The part I saw showed a woman who wanted breasts as large as her friend (who'd already had breast augmentation). To demonstrate the type of breasts she wanted, they got the friend to take off her shirt and show her boobs. Fine. So they show her in all her topless glory of 40++ DDDDs (not really sure about the size, but they were huge!).

Then, the powers that be pixelate out her nipples. What the …..!!?

It's okay to show huge breasts as long as you don't show the nipples? Shades of the Super Bowl and Janet Jackson. Here's a show that glorifies the objectification of women as mere breasts, but you can't show their nipples. There's something wrong with this picture. Maybe showing nipples would imply what breasts are actually meant for – breastfeeding! So instead of showing breasts in their natural state, network TV would rather objectify them by blurring the nipples out of existence. Hmmmm.

And in an odd serendipitous coincidence, I channel-surfed onto a CBC (Canadian Broadcasting) documentary about nude peace demonstrations:

The first part showed a protest in Vancouver, BC. It was a large group of protestors – some walking, some on bikes. They were accompanied by police to clear the way as they made their way through city streets. It was a festival-like atmosphere. Various protestors were interviewed on-camera in full frontal nudity. Voyeurs with cameras were politely asked to move on.

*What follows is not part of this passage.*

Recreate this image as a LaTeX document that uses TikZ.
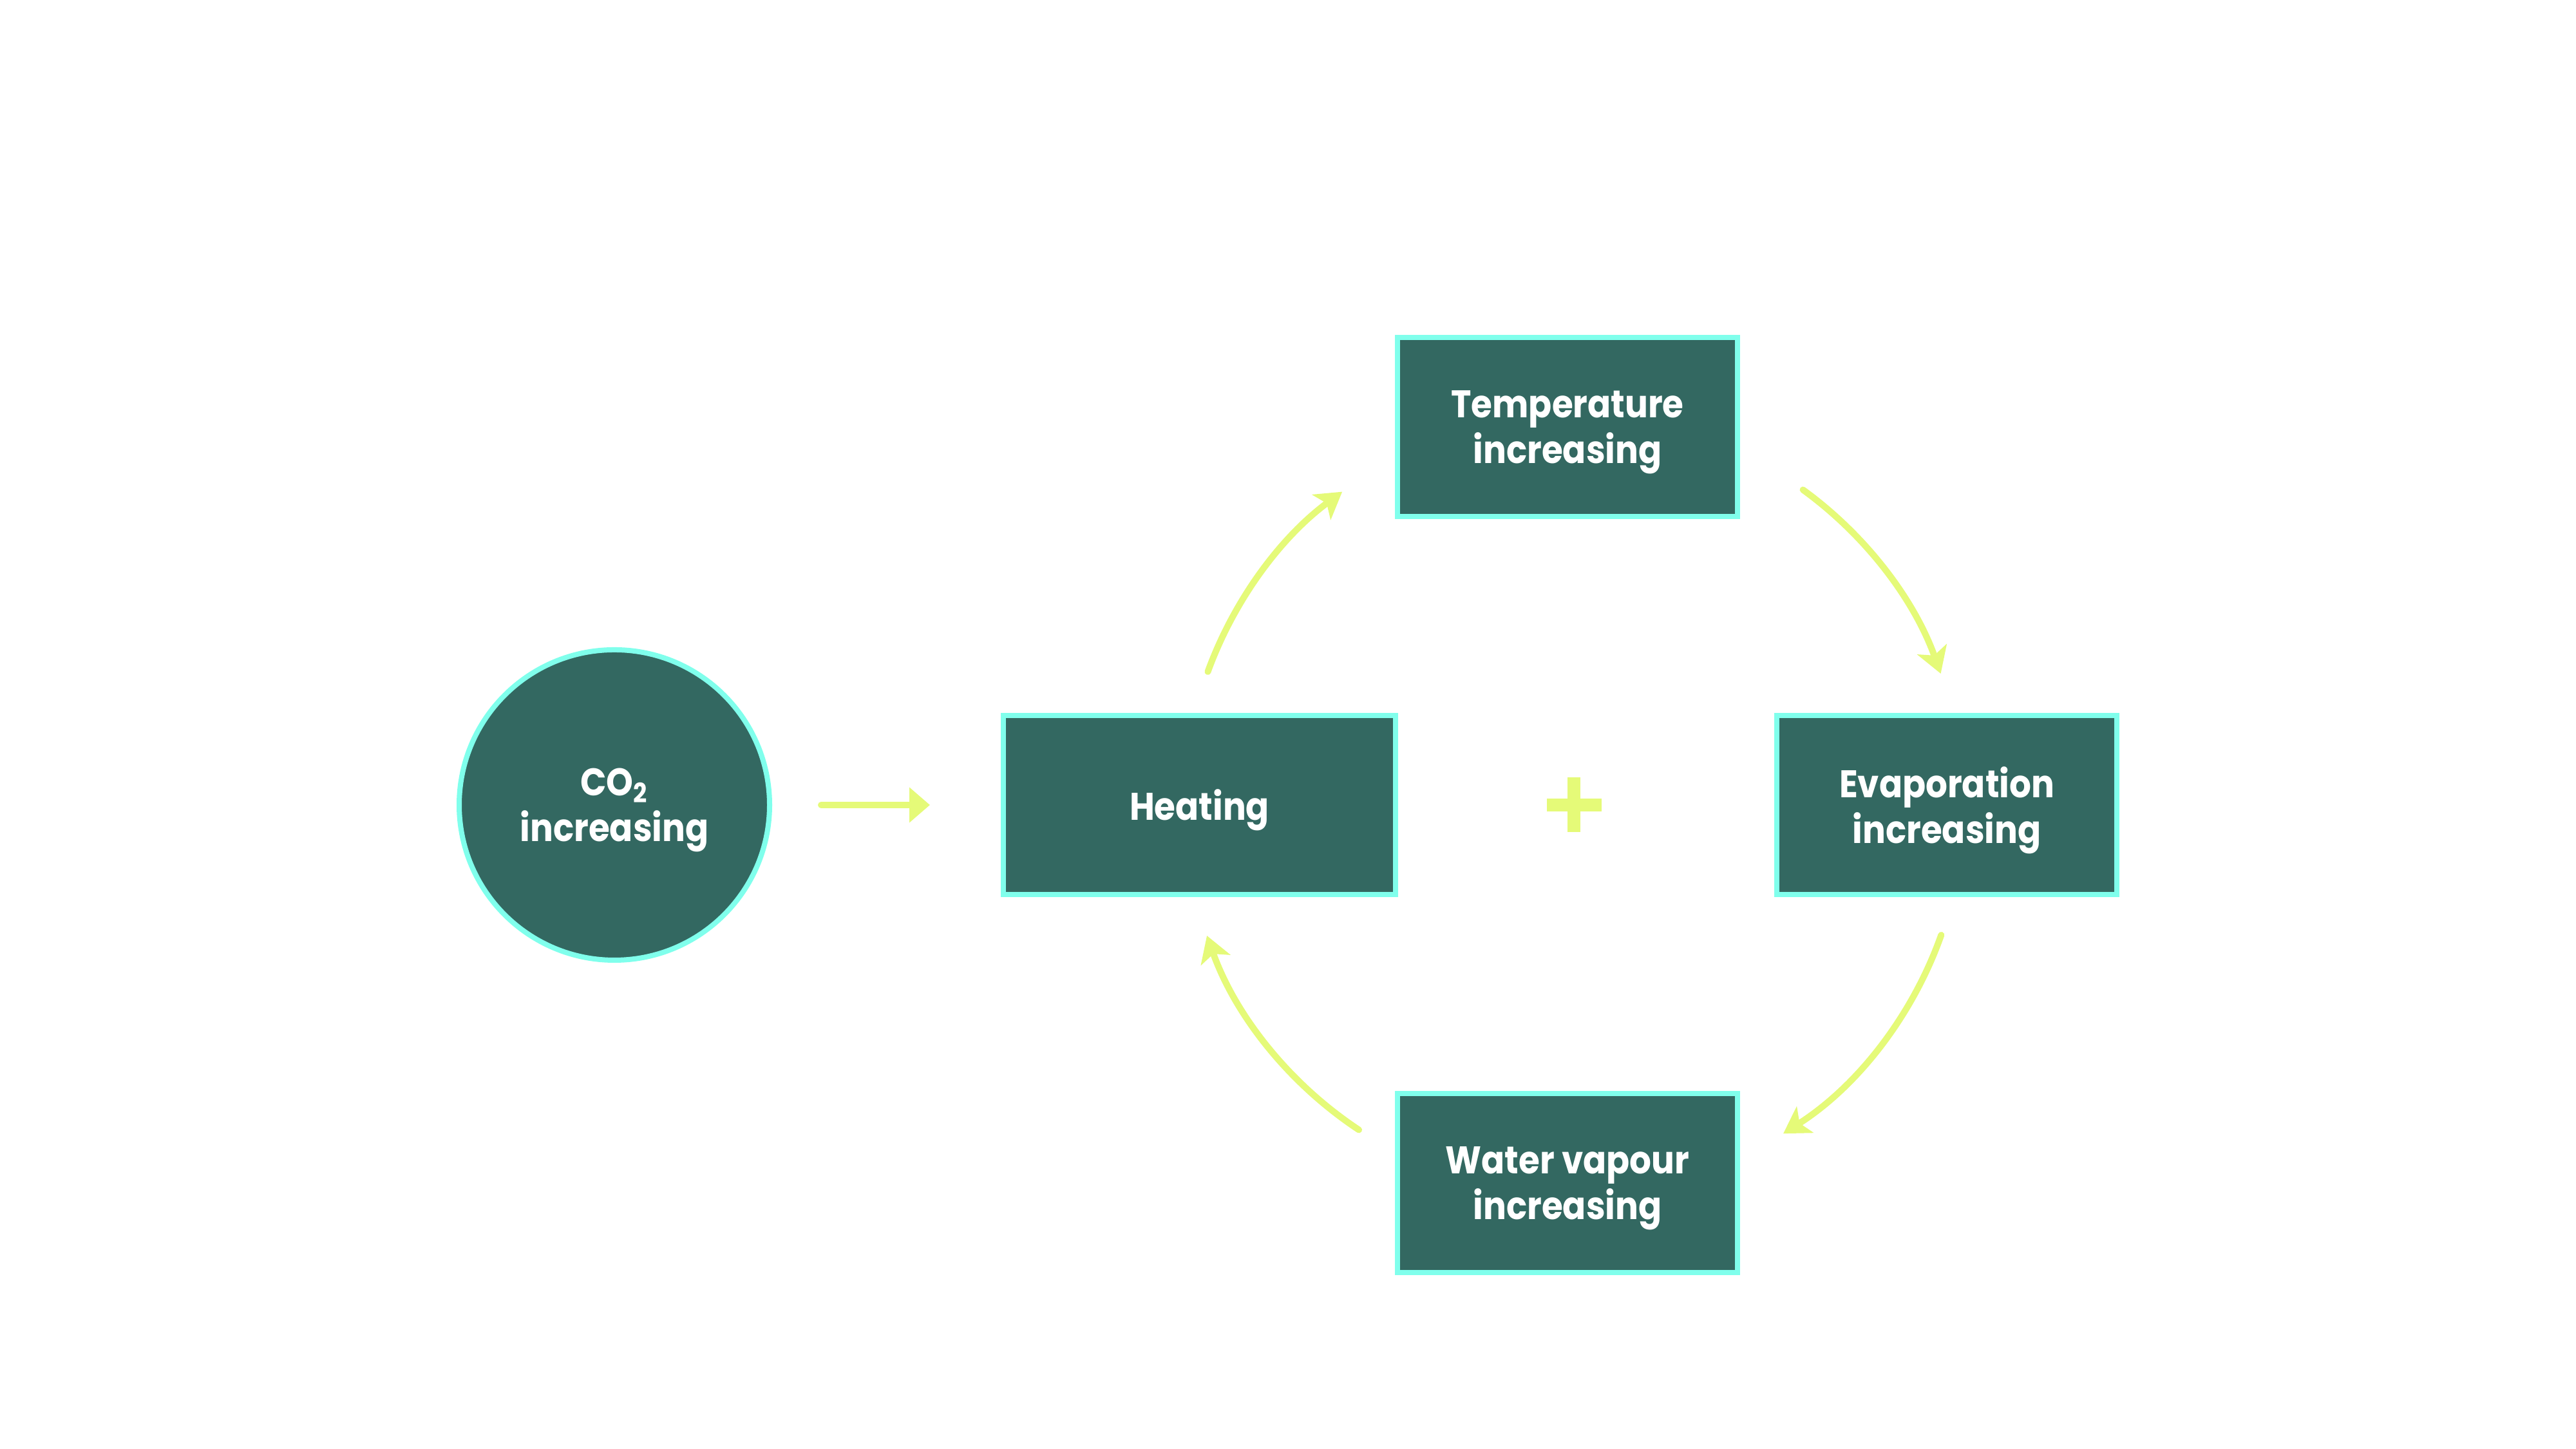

Cut to a similar protest in the US. The protestors were followed by police who ordered people to put pants on. The small group of protestors were yelled at and told they were disgusting and perverted.

Maybe this helps explain the pixelated nipples on American TV.

2 comments:

Anonymous said...

Sure sounds strange to me, too.

Anonymous said...

Have you seen Bowling for Columbine? Michael Moore explains many things that have puzzled me for a long time about why we have so much more crime, violence, gun deaths, and problems like that than Canada does. And now pixelation!

We're a fear-based society which is fueled by our news reports and current administration.